Advance mail-in ballot applications were at the center of a lawsuit challenging the constitutionality of a 2021 Kansas law.
Illustration by Sherman Smith
/
Kansas Reflector
Advance mail-in ballot applications were at the center of a lawsuit challenging the constitutionality of a 2021 Kansas law.

A federal judge ruled that Kansas lawmakers were suppressing free speech when they passed a law targeting mail-in ballots. The law was passed one month after the Jan. 6, 2021, breach of the U.S. Capitol.

TOPEKA — A federal court ruling permanently blocked a 2021 Kansas law that banned groups from sending advance ballot applications to voters, finding that state lawmakers tried to suppress free speech.
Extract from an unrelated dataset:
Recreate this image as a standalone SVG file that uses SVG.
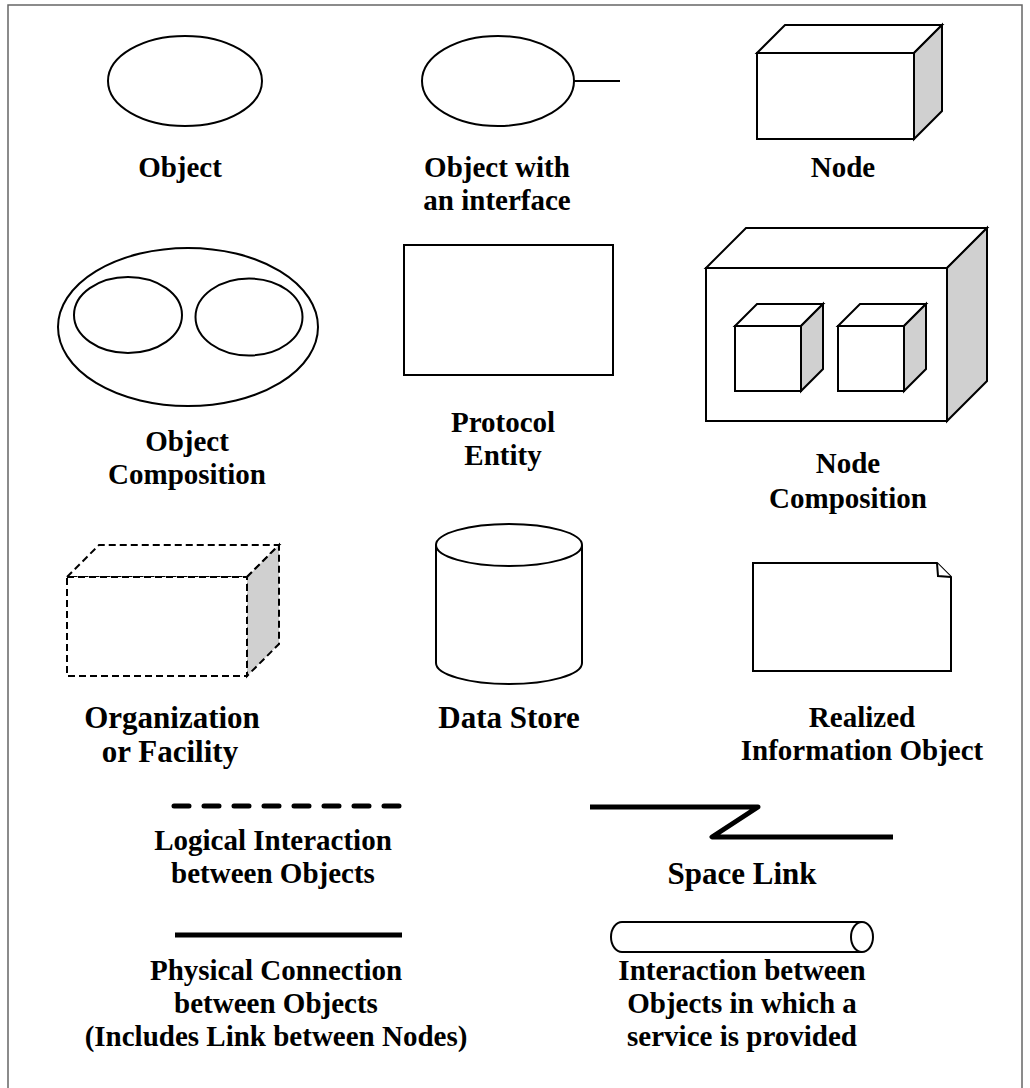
<svg xmlns="http://www.w3.org/2000/svg" width="1030" height="1088" viewBox="0 0 1030 1088">
<style>
.s{fill:#fff;stroke:#000;stroke-width:2}
.g{fill:#d0d0d0;stroke:#000;stroke-width:2}
.d{stroke-dasharray:7 4}
.t{font-family:"Liberation Serif","Times New Roman",serif;font-weight:bold;font-size:29px;text-anchor:middle;fill:#000}
.b{font-size:31px}
.ln{fill:none;stroke:#000;stroke-width:5}
</style>
<rect x="8" y="5" width="1014" height="1100" fill="#fff" stroke="#666" stroke-width="1.5"/>
<g id="object">
<ellipse class="s" cx="185" cy="81" rx="77" ry="45"/>
<text class="t" x="180" y="177">Object</text>
</g>
<g id="object-interface">
<ellipse class="s" cx="498" cy="81" rx="76" ry="45"/>
<line x1="574" y1="81" x2="620" y2="81" stroke="#000" stroke-width="2"/>
<text class="t" x="497" y="177">Object with</text>
<text class="t" x="497" y="210">an interface</text>
</g>
<g id="node">
<polygon class="s" points="757,53 785,25 942,25 914,53"/>
<polygon class="g" points="914,53 942,25 942,111 914,139"/>
<rect class="s" x="757" y="53" width="157" height="86"/>
<text class="t" x="843" y="177">Node</text>
</g>
<g id="object-composition">
<ellipse class="s" cx="188" cy="327" rx="130" ry="79"/>
<ellipse class="s" cx="128" cy="315" rx="54" ry="38"/>
<ellipse class="s" cx="249" cy="317" rx="53.5" ry="38.5"/>
<text class="t" x="187" y="451">Object</text>
<text class="t" x="187" y="484">Composition</text>
</g>
<g id="protocol-entity">
<rect class="s" x="404" y="245" width="209" height="130"/>
<text class="t" x="503" y="432">Protocol</text>
<text class="t" x="503" y="465">Entity</text>
</g>
<g id="node-composition">
<polygon class="s" points="706,268 746,228 987,228 947,268"/>
<polygon class="g" points="947,268 987,228 987,381 947,421"/>
<rect class="s" x="706" y="268" width="241" height="153"/>
<polygon class="s" points="735,326 757,304 823,304 801,326"/>
<polygon class="g" points="801,326 823,304 823,369 801,391"/>
<rect class="s" x="735" y="326" width="66" height="65"/>
<polygon class="s" points="838,326 860,304 926,304 904,326"/>
<polygon class="g" points="904,326 926,304 926,369 904,391"/>
<rect class="s" x="838" y="326" width="66" height="65"/>
<text class="t" x="848" y="473">Node</text>
<text class="t" x="848" y="508">Composition</text>
</g>
<g id="organization">
<polygon class="s d" points="67,577 99,545 279,545 247,577"/>
<polygon class="g d" points="247,577 279,545 279,644 247,676"/>
<rect class="s d" x="67" y="577" width="180" height="99"/>
<text class="t b" x="172" y="728">Organization</text>
<text class="t b" x="170" y="762">or Facility</text>
</g>
<g id="data-store">
<path class="s" d="M436,545 L436,663 A73,21 0 0 0 582,663 L582,545"/>
<ellipse class="s" cx="509" cy="545" rx="73" ry="21"/>
<text class="t b" x="509" y="728">Data Store</text>
</g>
<g id="realized-info">
<path class="s" d="M753,563 L937,563 L951,577 L951,671 L753,671 Z"/>
<path class="s" d="M937,563 L938,576 L951,577"/>
<text class="t" x="862" y="727">Realized</text>
<text class="t" x="862" y="760">Information Object</text>
</g>
<g id="connectors">
<line class="ln" x1="174" y1="806" x2="400" y2="806" stroke-dasharray="15 15" stroke-linecap="round"/>
<polyline class="ln" points="590,807 758,807 712,837 893,837" stroke-linejoin="round"/>
<line class="ln" x1="175" y1="935" x2="402" y2="935"/>
<path class="s" d="M862,922 L622,922 A11,15 0 0 0 622,952 L862,952"/>
<ellipse class="s" cx="862" cy="937" rx="11" ry="15"/>
</g>
<g id="labels">
<text class="t" x="273" y="850">Logical Interaction</text>
<text class="t" x="273" y="883">between Objects</text>
<text class="t b" x="742" y="884">Space Link</text>
<text class="t" x="276" y="980">Physical Connection</text>
<text class="t" x="276" y="1013">between Objects</text>
<text class="t" x="276" y="1046">(Includes Link between Nodes)</text>
<text class="t" x="742" y="980">Interaction between</text>
<text class="t" x="742" y="1013">Objects in which a</text>
<text class="t" x="742" y="1046">service is provided</text>
</g>
</svg>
The case focused on the prefilled, mailed ballot applications that voting organizations sent to hundreds of thousands of Kansans leading up to the 2020 presidential election, which was rife with false accusations of illegitimate results nationwide.

Danielle Lang, senior director for voting rights at the Campaign Legal Center, said in a statement the recent court decision affirms that encouraging voter participation is protected under the First Amendment. The center was one of three attorney groups arguing against the ban.

“Kansas’s law was one in a nationwide trend by state legislatures moving to restrict this fundamental right,” Lang said.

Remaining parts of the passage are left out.